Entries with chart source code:
--- --- ---

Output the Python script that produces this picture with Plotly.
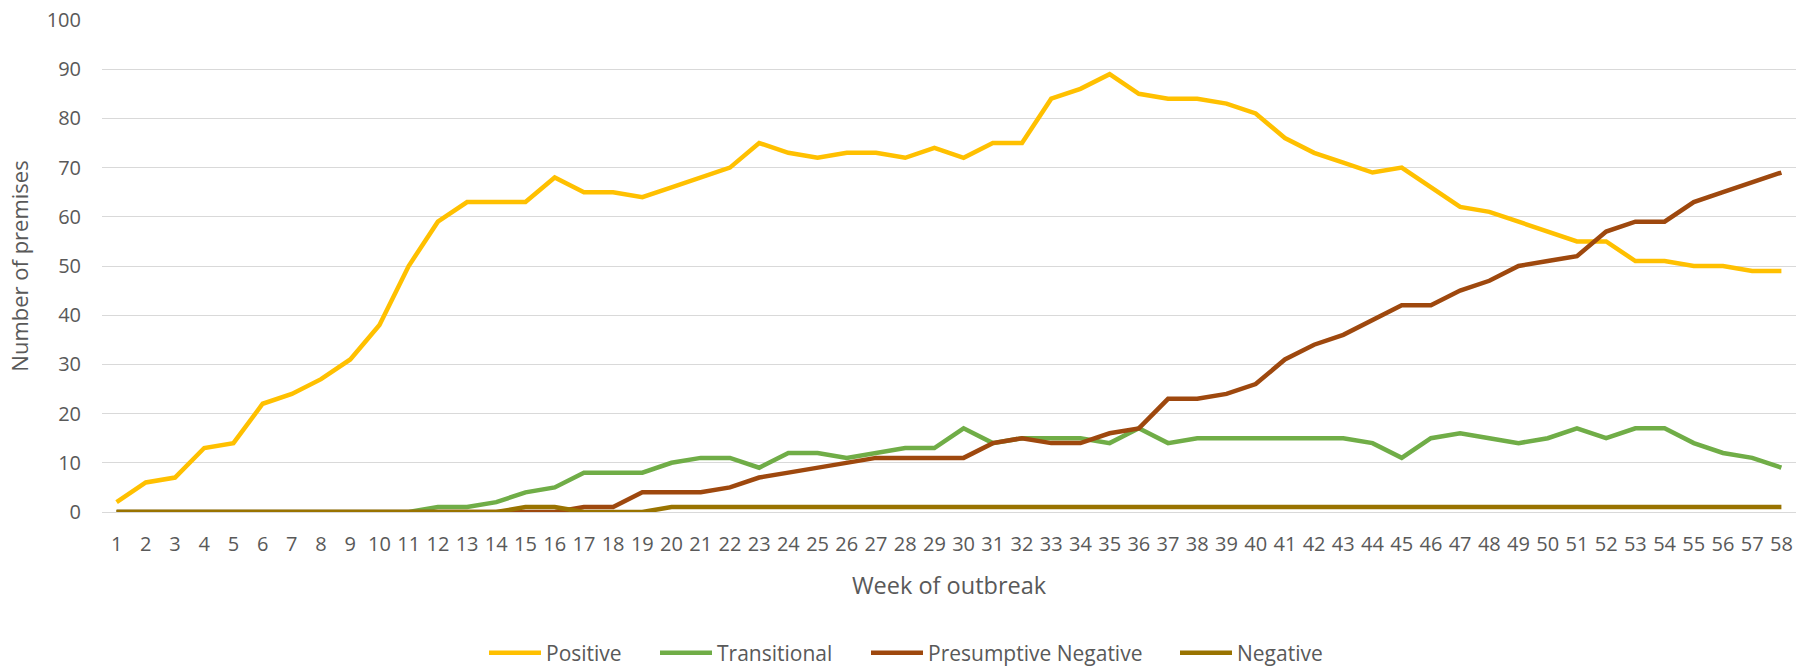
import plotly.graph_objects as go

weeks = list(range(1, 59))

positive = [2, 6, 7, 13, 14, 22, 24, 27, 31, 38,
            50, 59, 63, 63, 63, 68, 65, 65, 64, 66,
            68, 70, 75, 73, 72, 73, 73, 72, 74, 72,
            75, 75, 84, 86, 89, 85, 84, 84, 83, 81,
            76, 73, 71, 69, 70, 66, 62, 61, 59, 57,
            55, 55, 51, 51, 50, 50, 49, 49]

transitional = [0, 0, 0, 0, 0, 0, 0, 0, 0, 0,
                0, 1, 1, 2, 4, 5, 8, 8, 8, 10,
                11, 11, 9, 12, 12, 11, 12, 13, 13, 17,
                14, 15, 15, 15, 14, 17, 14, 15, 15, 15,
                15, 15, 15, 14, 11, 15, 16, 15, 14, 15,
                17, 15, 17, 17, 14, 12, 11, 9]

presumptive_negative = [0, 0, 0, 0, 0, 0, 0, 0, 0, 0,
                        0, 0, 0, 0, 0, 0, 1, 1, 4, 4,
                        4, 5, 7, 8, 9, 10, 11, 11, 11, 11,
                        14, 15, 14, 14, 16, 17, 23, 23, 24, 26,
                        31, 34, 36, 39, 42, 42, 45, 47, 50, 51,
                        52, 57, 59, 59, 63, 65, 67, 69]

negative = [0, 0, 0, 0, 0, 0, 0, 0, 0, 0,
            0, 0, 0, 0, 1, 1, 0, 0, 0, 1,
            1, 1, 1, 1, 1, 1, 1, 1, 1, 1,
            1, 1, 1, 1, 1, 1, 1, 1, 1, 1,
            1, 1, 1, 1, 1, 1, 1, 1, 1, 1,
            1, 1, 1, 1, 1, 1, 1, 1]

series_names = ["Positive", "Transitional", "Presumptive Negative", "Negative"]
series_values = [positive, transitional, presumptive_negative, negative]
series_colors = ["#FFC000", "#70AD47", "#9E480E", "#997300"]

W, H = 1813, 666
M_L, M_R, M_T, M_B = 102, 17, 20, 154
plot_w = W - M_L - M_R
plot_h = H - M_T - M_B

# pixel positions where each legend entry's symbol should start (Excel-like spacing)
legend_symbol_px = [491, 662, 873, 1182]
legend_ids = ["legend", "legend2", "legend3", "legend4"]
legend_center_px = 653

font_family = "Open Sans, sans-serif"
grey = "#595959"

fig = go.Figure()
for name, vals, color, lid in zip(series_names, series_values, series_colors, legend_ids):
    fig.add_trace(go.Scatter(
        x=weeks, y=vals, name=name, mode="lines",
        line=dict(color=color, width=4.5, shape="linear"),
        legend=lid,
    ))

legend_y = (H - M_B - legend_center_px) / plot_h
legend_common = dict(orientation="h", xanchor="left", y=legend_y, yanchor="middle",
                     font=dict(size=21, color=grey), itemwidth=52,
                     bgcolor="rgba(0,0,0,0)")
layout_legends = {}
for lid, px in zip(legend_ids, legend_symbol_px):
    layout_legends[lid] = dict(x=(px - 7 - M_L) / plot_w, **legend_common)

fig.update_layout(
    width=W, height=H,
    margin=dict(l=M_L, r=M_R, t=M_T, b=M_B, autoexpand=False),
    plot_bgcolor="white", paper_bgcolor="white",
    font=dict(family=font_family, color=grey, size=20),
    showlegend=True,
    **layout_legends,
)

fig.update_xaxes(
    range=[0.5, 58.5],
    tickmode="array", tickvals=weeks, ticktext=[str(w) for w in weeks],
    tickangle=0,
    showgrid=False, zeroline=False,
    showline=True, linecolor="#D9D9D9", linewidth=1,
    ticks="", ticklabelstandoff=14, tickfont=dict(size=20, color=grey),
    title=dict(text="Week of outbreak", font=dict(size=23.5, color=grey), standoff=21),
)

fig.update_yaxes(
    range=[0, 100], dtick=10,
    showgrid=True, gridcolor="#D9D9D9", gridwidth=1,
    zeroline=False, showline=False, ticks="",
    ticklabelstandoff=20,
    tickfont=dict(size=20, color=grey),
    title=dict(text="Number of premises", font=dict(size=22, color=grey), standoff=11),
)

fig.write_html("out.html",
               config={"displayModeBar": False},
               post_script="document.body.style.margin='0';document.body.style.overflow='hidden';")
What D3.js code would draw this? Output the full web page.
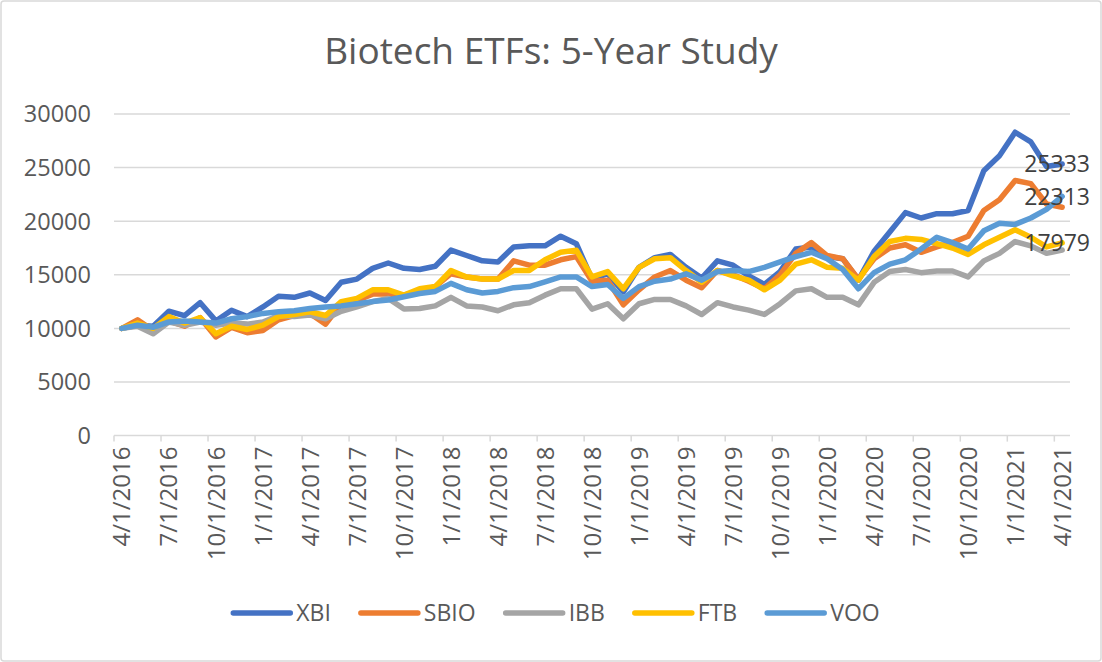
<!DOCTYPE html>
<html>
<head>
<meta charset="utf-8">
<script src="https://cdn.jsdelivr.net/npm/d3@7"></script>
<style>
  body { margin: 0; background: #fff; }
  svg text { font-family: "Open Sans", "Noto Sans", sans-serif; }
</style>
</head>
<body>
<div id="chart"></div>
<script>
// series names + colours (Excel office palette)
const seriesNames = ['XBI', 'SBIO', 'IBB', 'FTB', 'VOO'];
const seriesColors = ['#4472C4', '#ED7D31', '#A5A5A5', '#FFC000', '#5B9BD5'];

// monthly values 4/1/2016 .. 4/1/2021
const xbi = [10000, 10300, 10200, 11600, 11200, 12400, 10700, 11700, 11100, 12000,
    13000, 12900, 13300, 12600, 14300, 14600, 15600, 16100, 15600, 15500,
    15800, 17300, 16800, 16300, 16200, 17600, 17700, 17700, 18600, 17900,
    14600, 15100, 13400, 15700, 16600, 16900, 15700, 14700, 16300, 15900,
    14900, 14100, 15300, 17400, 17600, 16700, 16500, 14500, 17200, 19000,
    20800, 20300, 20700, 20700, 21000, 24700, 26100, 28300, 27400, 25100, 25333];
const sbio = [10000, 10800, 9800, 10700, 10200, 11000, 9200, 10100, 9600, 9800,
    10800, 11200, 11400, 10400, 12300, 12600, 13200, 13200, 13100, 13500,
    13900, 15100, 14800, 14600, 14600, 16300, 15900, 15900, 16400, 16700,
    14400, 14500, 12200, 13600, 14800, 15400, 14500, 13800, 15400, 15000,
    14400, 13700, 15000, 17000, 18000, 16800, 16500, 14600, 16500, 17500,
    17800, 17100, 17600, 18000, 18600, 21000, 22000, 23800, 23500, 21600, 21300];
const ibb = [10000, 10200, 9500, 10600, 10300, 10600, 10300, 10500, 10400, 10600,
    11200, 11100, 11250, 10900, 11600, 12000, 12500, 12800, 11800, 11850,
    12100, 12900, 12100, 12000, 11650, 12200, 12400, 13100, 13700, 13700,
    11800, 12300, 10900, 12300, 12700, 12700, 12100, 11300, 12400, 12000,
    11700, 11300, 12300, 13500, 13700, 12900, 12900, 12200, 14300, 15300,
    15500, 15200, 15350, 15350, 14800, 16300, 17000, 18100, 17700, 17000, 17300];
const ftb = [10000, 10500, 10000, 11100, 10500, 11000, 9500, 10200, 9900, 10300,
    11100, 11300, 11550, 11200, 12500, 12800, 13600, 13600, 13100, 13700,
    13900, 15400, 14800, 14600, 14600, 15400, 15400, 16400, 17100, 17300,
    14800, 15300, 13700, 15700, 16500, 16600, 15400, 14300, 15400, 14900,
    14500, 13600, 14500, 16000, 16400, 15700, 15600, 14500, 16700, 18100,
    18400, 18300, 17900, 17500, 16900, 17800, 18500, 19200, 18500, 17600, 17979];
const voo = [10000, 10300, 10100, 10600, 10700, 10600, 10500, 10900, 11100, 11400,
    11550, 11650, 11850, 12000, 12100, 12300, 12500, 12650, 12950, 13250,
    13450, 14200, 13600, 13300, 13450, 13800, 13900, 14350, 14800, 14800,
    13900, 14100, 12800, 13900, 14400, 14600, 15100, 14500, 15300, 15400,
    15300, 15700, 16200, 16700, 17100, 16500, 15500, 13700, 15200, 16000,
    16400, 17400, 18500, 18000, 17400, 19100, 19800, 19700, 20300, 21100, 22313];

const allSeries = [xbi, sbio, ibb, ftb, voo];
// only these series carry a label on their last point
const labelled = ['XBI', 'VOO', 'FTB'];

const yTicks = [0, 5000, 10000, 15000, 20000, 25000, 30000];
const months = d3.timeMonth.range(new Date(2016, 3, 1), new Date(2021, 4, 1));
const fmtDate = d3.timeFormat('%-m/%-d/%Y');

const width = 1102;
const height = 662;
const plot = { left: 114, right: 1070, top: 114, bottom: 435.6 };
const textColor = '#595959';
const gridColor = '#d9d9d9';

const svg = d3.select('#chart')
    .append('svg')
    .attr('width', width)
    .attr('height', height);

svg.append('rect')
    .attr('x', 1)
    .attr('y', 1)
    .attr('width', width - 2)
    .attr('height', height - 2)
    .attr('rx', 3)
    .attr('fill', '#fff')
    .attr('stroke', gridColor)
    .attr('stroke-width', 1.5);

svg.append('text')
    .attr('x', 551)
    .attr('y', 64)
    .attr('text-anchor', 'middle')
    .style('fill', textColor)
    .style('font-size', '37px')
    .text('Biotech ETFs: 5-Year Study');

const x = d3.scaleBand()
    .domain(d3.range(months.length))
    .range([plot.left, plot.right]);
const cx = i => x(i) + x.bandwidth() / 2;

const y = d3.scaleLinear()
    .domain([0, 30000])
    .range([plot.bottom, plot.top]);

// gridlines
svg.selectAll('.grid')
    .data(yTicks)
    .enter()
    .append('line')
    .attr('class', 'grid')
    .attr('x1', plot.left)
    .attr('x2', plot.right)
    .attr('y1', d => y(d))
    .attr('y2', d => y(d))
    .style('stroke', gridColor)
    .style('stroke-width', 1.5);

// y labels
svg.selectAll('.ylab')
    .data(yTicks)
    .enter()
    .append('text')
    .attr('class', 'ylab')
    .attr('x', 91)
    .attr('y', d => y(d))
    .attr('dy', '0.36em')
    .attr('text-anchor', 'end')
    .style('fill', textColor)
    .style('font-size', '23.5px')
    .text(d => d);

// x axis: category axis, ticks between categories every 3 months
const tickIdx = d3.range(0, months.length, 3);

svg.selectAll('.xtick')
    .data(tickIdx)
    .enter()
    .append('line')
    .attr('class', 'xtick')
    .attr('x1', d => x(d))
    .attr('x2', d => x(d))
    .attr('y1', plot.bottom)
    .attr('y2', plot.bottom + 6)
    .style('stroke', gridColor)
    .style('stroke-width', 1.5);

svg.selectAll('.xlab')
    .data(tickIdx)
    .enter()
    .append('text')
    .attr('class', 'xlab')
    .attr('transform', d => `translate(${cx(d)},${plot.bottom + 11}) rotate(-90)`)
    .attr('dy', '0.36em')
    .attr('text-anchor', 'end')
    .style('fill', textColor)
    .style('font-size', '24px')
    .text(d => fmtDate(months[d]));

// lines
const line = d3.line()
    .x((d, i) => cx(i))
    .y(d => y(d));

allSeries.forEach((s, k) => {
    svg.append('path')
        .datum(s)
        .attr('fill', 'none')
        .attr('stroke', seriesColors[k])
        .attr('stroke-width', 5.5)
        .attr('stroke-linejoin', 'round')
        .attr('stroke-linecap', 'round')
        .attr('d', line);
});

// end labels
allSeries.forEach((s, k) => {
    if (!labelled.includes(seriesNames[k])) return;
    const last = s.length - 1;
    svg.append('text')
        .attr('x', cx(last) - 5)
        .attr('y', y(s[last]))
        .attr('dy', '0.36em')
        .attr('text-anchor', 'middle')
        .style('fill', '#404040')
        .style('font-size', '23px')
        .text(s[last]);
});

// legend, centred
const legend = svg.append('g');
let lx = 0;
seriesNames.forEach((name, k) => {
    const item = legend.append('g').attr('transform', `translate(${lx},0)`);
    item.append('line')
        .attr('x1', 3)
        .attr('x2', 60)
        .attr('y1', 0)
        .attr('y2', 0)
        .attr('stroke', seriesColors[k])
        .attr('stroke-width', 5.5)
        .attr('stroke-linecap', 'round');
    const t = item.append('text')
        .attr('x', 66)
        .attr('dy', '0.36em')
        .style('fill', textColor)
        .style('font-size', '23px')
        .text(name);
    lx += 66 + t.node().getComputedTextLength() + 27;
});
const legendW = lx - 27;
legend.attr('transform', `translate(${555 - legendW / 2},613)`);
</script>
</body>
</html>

--- --- ---

Print everything from the line with "What D3.js code" down to the line with "['#4472C4', '#ED7D31', '#A5A5A5', '#FFC000', '#5B9BD5'];" in the entries above, both lines included and nothing more, without the pictures.

The output:
What D3.js code would draw this? Output the full web page.
<!DOCTYPE html>
<html>
<head>
<meta charset="utf-8">
<script src="https://cdn.jsdelivr.net/npm/d3@7"></script>
<style>
  body { margin: 0; background: #fff; }
  svg text { font-family: "Open Sans", "Noto Sans", sans-serif; }
</style>
</head>
<body>
<div id="chart"></div>
<script>
// series names + colours (Excel office palette)
const seriesNames = ['XBI', 'SBIO', 'IBB', 'FTB', 'VOO'];
const seriesColors = ['#4472C4', '#ED7D31', '#A5A5A5', '#FFC000', '#5B9BD5'];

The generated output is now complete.